[kde-linux] Status of KDE 4.1.2?

Robert gmane8756 at yahoo.com
Sun Oct 12 18:38:07 UTC 2008

Kevin Krammer <kevin.krammer at gmx.at> wrote in
news:200810121414.53517.kevin.krammer at gmx.at: 

> I think there is some need for a bit of clarification on this topic.
> Actually purely porting to Qt4 as in making it build and link with Qt4
> libs came first. Laurent Montel did tons of that work all over KDE.
> At this stage some applications not only built but also worked, while
> others just build, i.e. small behavioral changes in libs lead to
> broken application functionality or weird visual effects.
> The next step was cleaning up libraries and runtime support
> infrastructure, i.e. making changes that are only acceptable at major
> version changes due to introducing incompatabilities between base and
> apps. 
> Depending on an application developers' resources, they worked on
> replacing Qt3/KDE3 compat code with real Qt4 based one, sometimes
> performing similar cleanup task like the library developers.
> Some application developers didn't have enough time to track the
> rapidly changing libs so they decided to improve on application
> specific things, somethimes related to visualization.
> "Glitter and eye candy" have mostly been picked up by new developers,
> since they often didn't require as much domain knowledge or code
> reading than working on application internals.
> My guess is that more than half of the long term contributors haven't
> reached the "Glitter and eye candy" stage yet, since they are still
> neck deep in cleanup/refactoring/modernization.
> Cheers,
> Kevin

Hello everyone,

Thank you for your comments Kevin.  As a user who reads and rarely posts 
some introduction is in order.  I am a dyslexic hardware engineer who 
remembers the arrival of the 8080, the ARPANET, Gopher, and the World 
Wide Web.  Usenet was first seen on computers that called each other.  At 
times, the latest version of some open source project is compiled from 
source.  Embedded processors and their software are my current 

Kevin's comments fits what what has happened and they are come from 
someone on the inside.  Those that have contributed to the open source 
world have made a great contribution.

My frustration started with hardware failure on a notebook running XP.  
New hardware for windows thrust me into the world of Vista. Too much did 
not work. Vendors were dropping technical products rather than rewrite 
for Vista.  Moving back to XP presented the problem of hardware 
manufacturers position that VISTA has replaced XP.  The new notebook was 
sold at a loss.  XP is now run as a client under VMware that travels on 
an external disk between Linux hosts.  I am dependent on VMware 
supporting Linux as a host and XP as a client.

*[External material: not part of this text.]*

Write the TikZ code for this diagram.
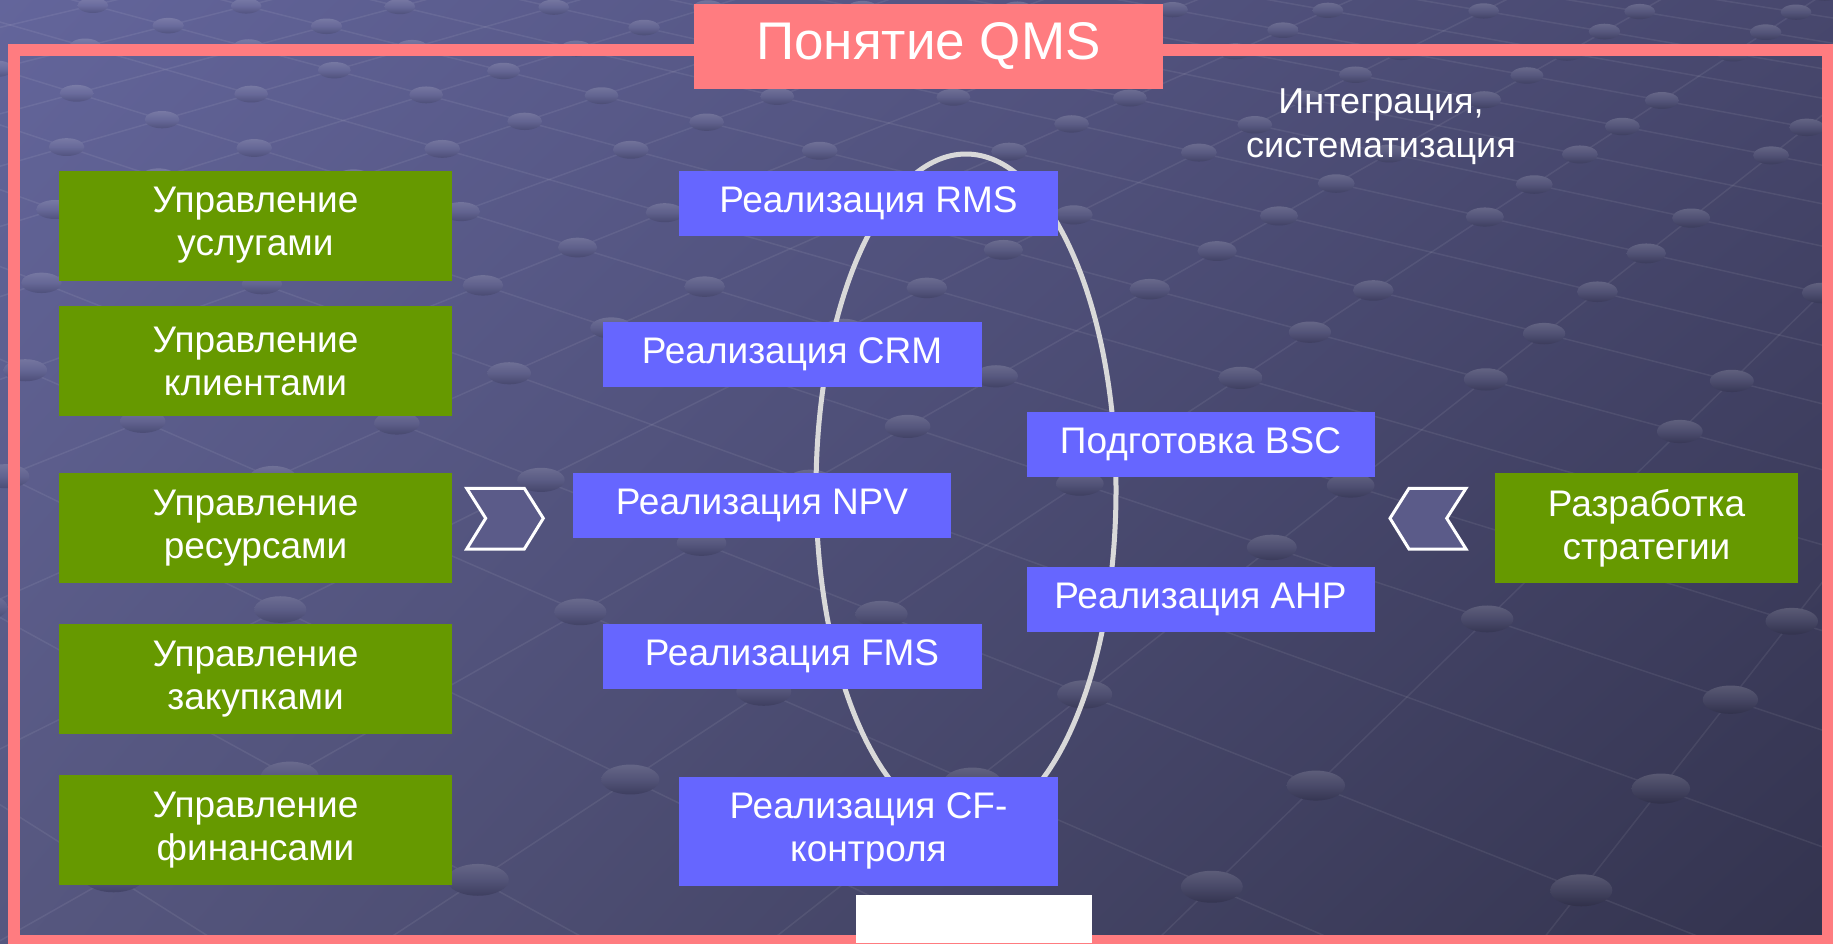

An upgrade on Linux computers was in order.  Having followed the path 
from the early days of Red Hat, there was no thought put into the choice.  
An old friends, Fedora with KDE desktop, was not the answer.  Dejavu, too 
much did not work, too much change.  Stepping back to the prior release 
of Fedora revealed that the end of support was less than 6 months away.   

The need to move forward is understood from having worked on, and 
managed,  products.  An example is an open source tool I use appears to 
be dyeing because of the closed nature of the hardware it supports.  The 
cutting edge of development is also the bleeding edge.   I am a user 
looking for tools that fill needs.  Open source development is now 
followed and these issues are  not unique.  The last Apple computer I 
owned was an Apple IIe.  An Apple may be my next.  

The point I am trying to make is for some stability so the users can be 
brought along.  By using what the developers produce, the value of the 
development is enhanced. 

Once again, I thank Kevin for his insight.